Подобное привилегированное положение «процессуального» (по принципу «если А, то делай Б») за счет уменьшения роли и значимости «декларативного» (принцип «А означает Б») 51 имеет свои причины. Стремление выражать поступком то, что не поддается описанию, как правило, есть отражение общего «дефицита знаков» 52: символическая недостаточность оказывается преодоленной в активной деятельности.
Горьковская «воля к действию» демонстрирует еще одну важную черту. Попытка дисциплинировать себя путем упорядочивания других (вещей, явлений и людей), как и любая проекция 53, основана на действии механизма, который Юлия Кристева определяет как «отвращение», то есть сознательное и бессознательное проведение границы, устанавливающей пределы собственного Я путем обозначения «запредельной» территории 54. Картография внешней, запредельной, реальности и является в данном случае основным способом, с помощью которого «собственное Я» может быть определено и описано. Цель отвращения, иначе говоря, полагается в акте дифференциации, в ходе которого обозначение места своего отсутствия не только создает контекст («условия») собственного существования, но и формирует конституирующую «зависимость от негативных категорий»55. Риторика «отвращения», таким образом, дает возможность определить начальную точку отсчета, оттолкнувшись от которой можно придать ускорение и направление собственному движению.
Для Кристевой (и Фуко) запредельность и запрет становятся прежде всего исходной точкой в формировании субъекта; в текстах Горького «разнообразная, веселая работа» по конструированию внешних объектов отвращения играет принципиально иную роль.
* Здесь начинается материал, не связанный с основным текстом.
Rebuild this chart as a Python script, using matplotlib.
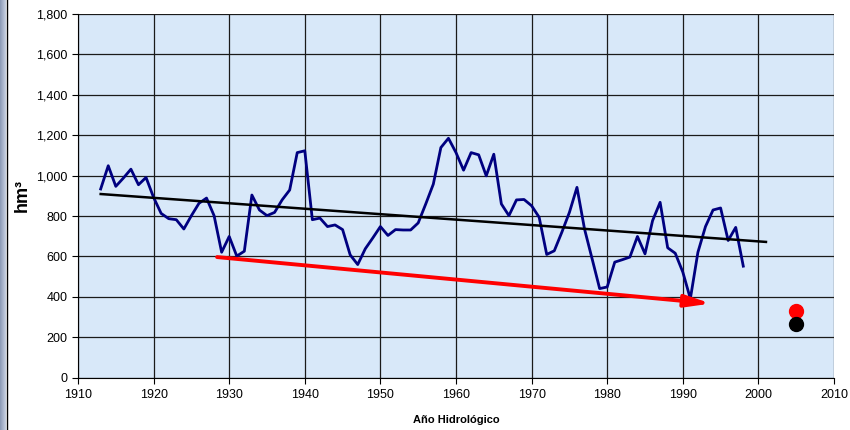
import numpy as np
import matplotlib.pyplot as plt
from matplotlib.ticker import FuncFormatter, MultipleLocator

plt.rcParams['font.family'] = ['Liberation Sans', 'DejaVu Sans']

# annual volume, hm3, hydrological years 1913-1998
years = np.arange(1913, 1999)
volume = [934, 1049, 947, 988, 1032, 955, 991, 892, 813, 787,
          782, 736, 802, 863, 889, 802, 621, 699, 602, 626,
          904, 830, 802, 818, 880, 929, 1114, 1123, 782, 790,
          748, 756, 733, 608, 560, 638, 692, 748, 704, 733,
          731, 731, 766, 860, 958, 1139, 1185, 1114, 1027, 1114,
          1103, 999, 1106, 860, 802, 880, 882, 851, 794, 610,
          628, 720, 818, 942, 736, 589, 441, 449, 572, 584,
          597, 699, 613, 777, 868, 643, 616, 523, 391, 621,
          748, 830, 840, 679, 744, 552]

trend_years = [1913, 2001]
trend_vals = [909, 672]

arrow_start = (1928.4, 597)
arrow_end = (1993.7, 367)

dot_year = 2005
dot_red = 329
dot_black = 266

fig = plt.figure(figsize=(8.5, 4.3), dpi=100)
fig.patch.set_facecolor('white')

# left decorative strip
strip = fig.add_axes([0, 0, 6 / 850, 1])
grad = np.linspace(0, 1, 50).reshape(1, -1)
strip.imshow(grad, aspect='auto', cmap=plt.matplotlib.colors.LinearSegmentedColormap.from_list(
    'g', ['#8a98b4', '#c9d2e2']), extent=[0, 1, 0, 1])
strip.axis('off')
fig.add_artist(plt.Line2D([7 / 850, 7 / 850], [0, 1], color='black', lw=1))

ax = fig.add_axes([78 / 850, 1 - 377.7 / 430, (834 - 78) / 850, (377.7 - 14) / 430])
ax.set_facecolor('#d8e8f9')

ax.plot(years, volume, color='#000080', lw=2, zorder=3)
ax.plot(trend_years, trend_vals, color='black', lw=1.8, zorder=3)
ax.annotate('', xy=arrow_end, xytext=arrow_start,
            arrowprops=dict(arrowstyle='-|>,head_length=1.5,head_width=0.36',
                            color='#ff0000', lw=2.8, shrinkA=0, shrinkB=0),
            zorder=4)
ax.plot([dot_year], [dot_red], 'o', color='#ff0000', ms=10, zorder=5)
ax.plot([dot_year], [dot_black], 'o', color='black', ms=10, zorder=5)

ax.set_xlim(1910, 2010)
ax.set_ylim(0, 1800)
ax.xaxis.set_major_locator(MultipleLocator(10))
ax.yaxis.set_major_locator(MultipleLocator(200))
ax.yaxis.set_major_formatter(FuncFormatter(lambda v, p: f'{int(v):,}'))
ax.grid(True, color='#1a1a1a', lw=0.9)
ax.set_axisbelow(True)
ax.tick_params(axis='both', labelsize=9, length=4, direction='out', color='black')
ax.tick_params(axis='x', pad=4)
for s in ['top', 'right']:
    ax.spines[s].set_visible(False)
ax.spines['left'].set_color('black')
ax.spines['bottom'].set_color('black')

ax.set_xlabel('Año Hidrológico', fontsize=8, fontweight='bold', labelpad=10)
ax.set_ylabel('hm³', fontsize=13, fontweight='bold', labelpad=4)

fig.savefig('out.png', dpi=100)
Речь в данном случае не о проведении подвижной и взаимообусловливающей границы между субъектом и ограничивающей его средой существования, но о выделении запредельной зоны — «природы», — которая подлежит замене. Конструирование объекта отвращения выступает в виде двуединого процесса: природа антропоморфизируется и одновременно выступает персонифицированным носителем качеств и свойств, враждебных новому человеку. Приведу несколько примеров. В статье «О “Библиотеке поэта”» Горький отмечает:
Поэты прошлых времен восхищались красотами и дарами природы как земледельцы и землевладельцы, как «дети природы», в сущности же — как рабы ее. В отношении поэзии к природе наиболее часто и определенно звучали — и звучат — покорность, лесть. Хвала природе — хвала деспоту и тоном своим почти всегда напоминает молитвы… Пытаясь — не очень успешно — «глаголом жечь сердца людей» или — безуспешно — пробуждать в людях «чувства добрые», поэты никогда еще не звали человека на борьбу с природой, за власть над ней и, разрешая себе — не часто — гнев на двуногих деспотов, не гневались на слепого тирана.
Рис. 5. Картография запредельности. Подпись в оригинале: «Теперь она не вернется в шалман. На трикотажной, у мольезной машины». (Болшевцы: очерки по истории Болшевской имени Г.Г. Ягоды трудкоммуны НКВД. Под ред. М. Горького, К. Горбунова, М. Лузгина. М.: ОГИЗ, 1936).
И чуть дальше:
…«Объявим природе бой». Прекрасное, подлинно большевистское намерение, и нужно сделать все для того, чтобы оно немедля превратилось в работу. <…> Земля наша засорена бесчисленным количеством бесполезных и вредных растений — они паразитически истощают плодотворные соки земли. Их нужно уничтожить. Стихийная сила природы создает массы паразитов — наша разумная воля не должна мириться с этим, — крысы, мыши, суслики наносят хозяйству страны огромный вред и убытки, исчисляемые, вероятно, сотнями миллионов рублей. Недопустимо и смешно, когда люди тратят труд свой на крыс. Двуногие, человекоподобные паразиты уничтожены не для того, чтоб кровью рабочих питались клопы. Слепое стремление природы к размножению на земле всякой бесполезной или определенно вредной дряни, — это стремление должно быть остановлено, вычеркнуто из жизни 56.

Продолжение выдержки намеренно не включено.